→ **Stated problem**: Restate the whole of the material. Keep every word, and drop the pictures.

___ Data ___

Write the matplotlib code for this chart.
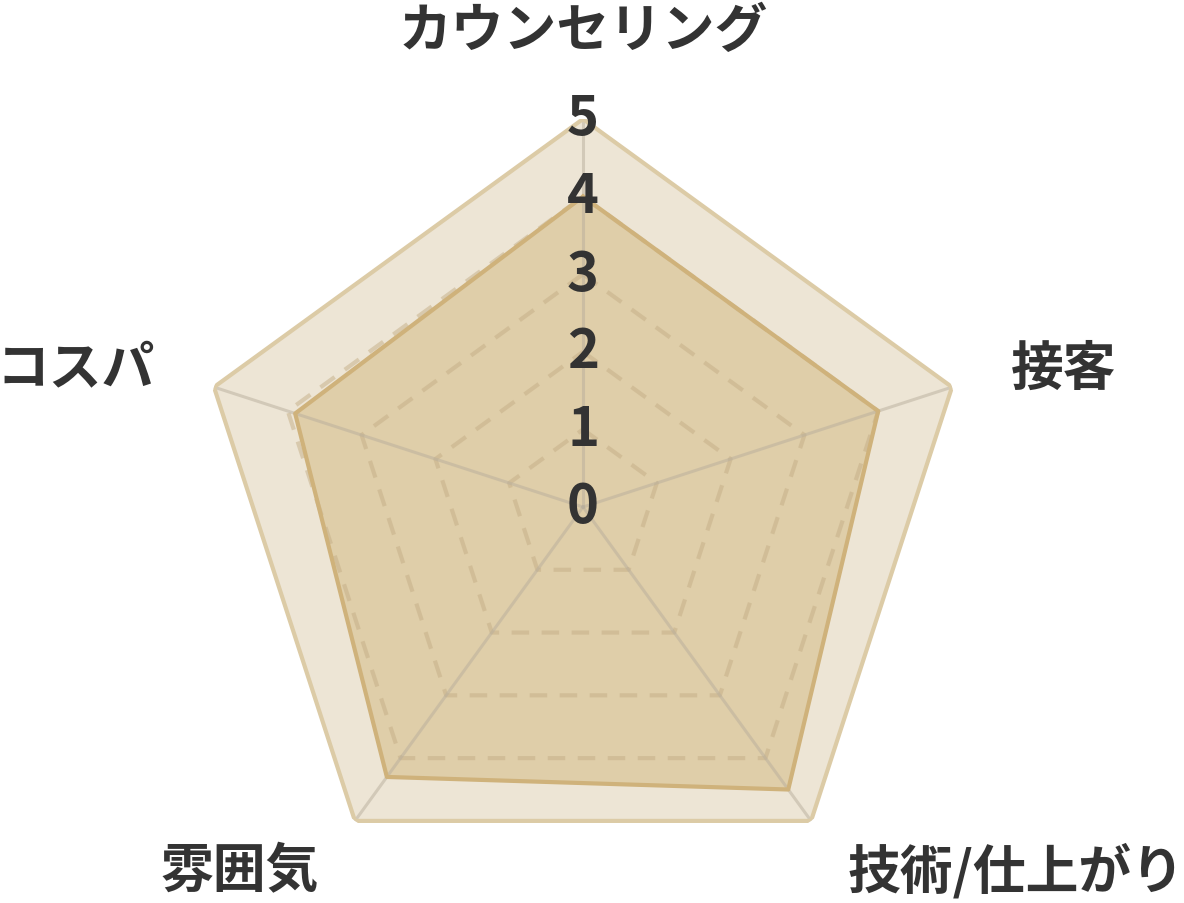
import numpy as np
import matplotlib
matplotlib.use('Agg')
import matplotlib.pyplot as plt

plt.rcParams['font.family'] = ['Noto Sans CJK JP', 'DejaVu Sans']

categories = ['カウンセリング', '接客', '技術/仕上がり', '雰囲気', 'コスパ']
scores = [4.0, 4.0, 4.5, 4.3, 3.9]
max_score = 5
ticks = [0, 1, 2, 3, 4, 5]

n = len(categories)
angles = np.linspace(0, 2 * np.pi, n, endpoint=False)
closed = np.append(angles, angles[0])

fig = plt.figure(figsize=(11.84, 9.04), dpi=100)
ax = fig.add_axes([195 / 1184, 8 / 904, 776 / 1184, 776 / 904], projection='polar')
ax.set_theta_offset(np.pi / 2)
ax.set_theta_direction(-1)
ax.set_ylim(0, max_score)
ax.axis('off')

# outer band (max score)
outer = [max_score] * (n + 1)
ax.fill(closed, outer, color='#ede5d5', zorder=1)
ax.plot(closed, outer, color='#dccba6', lw=3, zorder=4)

# data
vals = scores + scores[:1]
ax.fill(closed, vals, color='#dfcea9', zorder=2)
ax.plot(closed, vals, color='#cfb27b', lw=3, zorder=5)

# dashed rings
for t in ticks[1:-1]:
    ax.plot(closed, [t] * (n + 1), color='#c4ae86', alpha=0.5, lw=3,
            dashes=(4.2, 3), zorder=3)

# spokes
for a in angles:
    ax.plot([a, a], [0, max_score], color='#b8ae9c', alpha=0.5, lw=2.2, zorder=3)

# tick labels
for t in ticks:
    ax.text(0, t, str(t), ha='center', va='center', fontsize=39,
            fontweight='bold', color='#333333', zorder=6)

# category labels
label_r = 5.8
for a, c in zip(angles, categories):
    deg = np.degrees(a)
    if deg == 0:
        ha, va = 'center', 'bottom'
    elif deg < 180:
        ha, va = 'left', 'center'
    else:
        ha, va = 'right', 'center'
    ax.text(a, label_r, c, ha=ha, va=va, fontsize=38, fontweight='bold',
            color='#333333', clip_on=False)

fig.savefig('out.png', dpi=100)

___

→ **Exercise result**:
Write the matplotlib code for this chart.
import numpy as np
import matplotlib
matplotlib.use('Agg')
import matplotlib.pyplot as plt

plt.rcParams['font.family'] = ['Noto Sans CJK JP', 'DejaVu Sans']

categories = ['カウンセリング', '接客', '技術/仕上がり', '雰囲気', 'コスパ']
scores = [4.0, 4.0, 4.5, 4.3, 3.9]
max_score = 5
ticks = [0, 1, 2, 3, 4, 5]

n = len(categories)
angles = np.linspace(0, 2 * np.pi, n, endpoint=False)
closed = np.append(angles, angles[0])

fig = plt.figure(figsize=(11.84, 9.04), dpi=100)
ax = fig.add_axes([195 / 1184, 8 / 904, 776 / 1184, 776 / 904], projection='polar')
ax.set_theta_offset(np.pi / 2)
ax.set_theta_direction(-1)
ax.set_ylim(0, max_score)
ax.axis('off')

# outer band (max score)
outer = [max_score] * (n + 1)
ax.fill(closed, outer, color='#ede5d5', zorder=1)
ax.plot(closed, outer, color='#dccba6', lw=3, zorder=4)

# data
vals = scores + scores[:1]
ax.fill(closed, vals, color='#dfcea9', zorder=2)
ax.plot(closed, vals, color='#cfb27b', lw=3, zorder=5)

# dashed rings
for t in ticks[1:-1]:
    ax.plot(closed, [t] * (n + 1), color='#c4ae86', alpha=0.5, lw=3,
            dashes=(4.2, 3), zorder=3)

# spokes
for a in angles:
    ax.plot([a, a], [0, max_score], color='#b8ae9c', alpha=0.5, lw=2.2, zorder=3)

# tick labels
for t in ticks:
    ax.text(0, t, str(t), ha='center', va='center', fontsize=39,
            fontweight='bold', color='#333333', zorder=6)

# category labels
label_r = 5.8
for a, c in zip(angles, categories):
    deg = np.degrees(a)
    if deg == 0:
        ha, va = 'center', 'bottom'
    elif deg < 180:
        ha, va = 'left', 'center'
    else:
        ha, va = 'right', 'center'
    ax.text(a, label_r, c, ha=ha, va=va, fontsize=38, fontweight='bold',
            color='#333333', clip_on=False)

fig.savefig('out.png', dpi=100)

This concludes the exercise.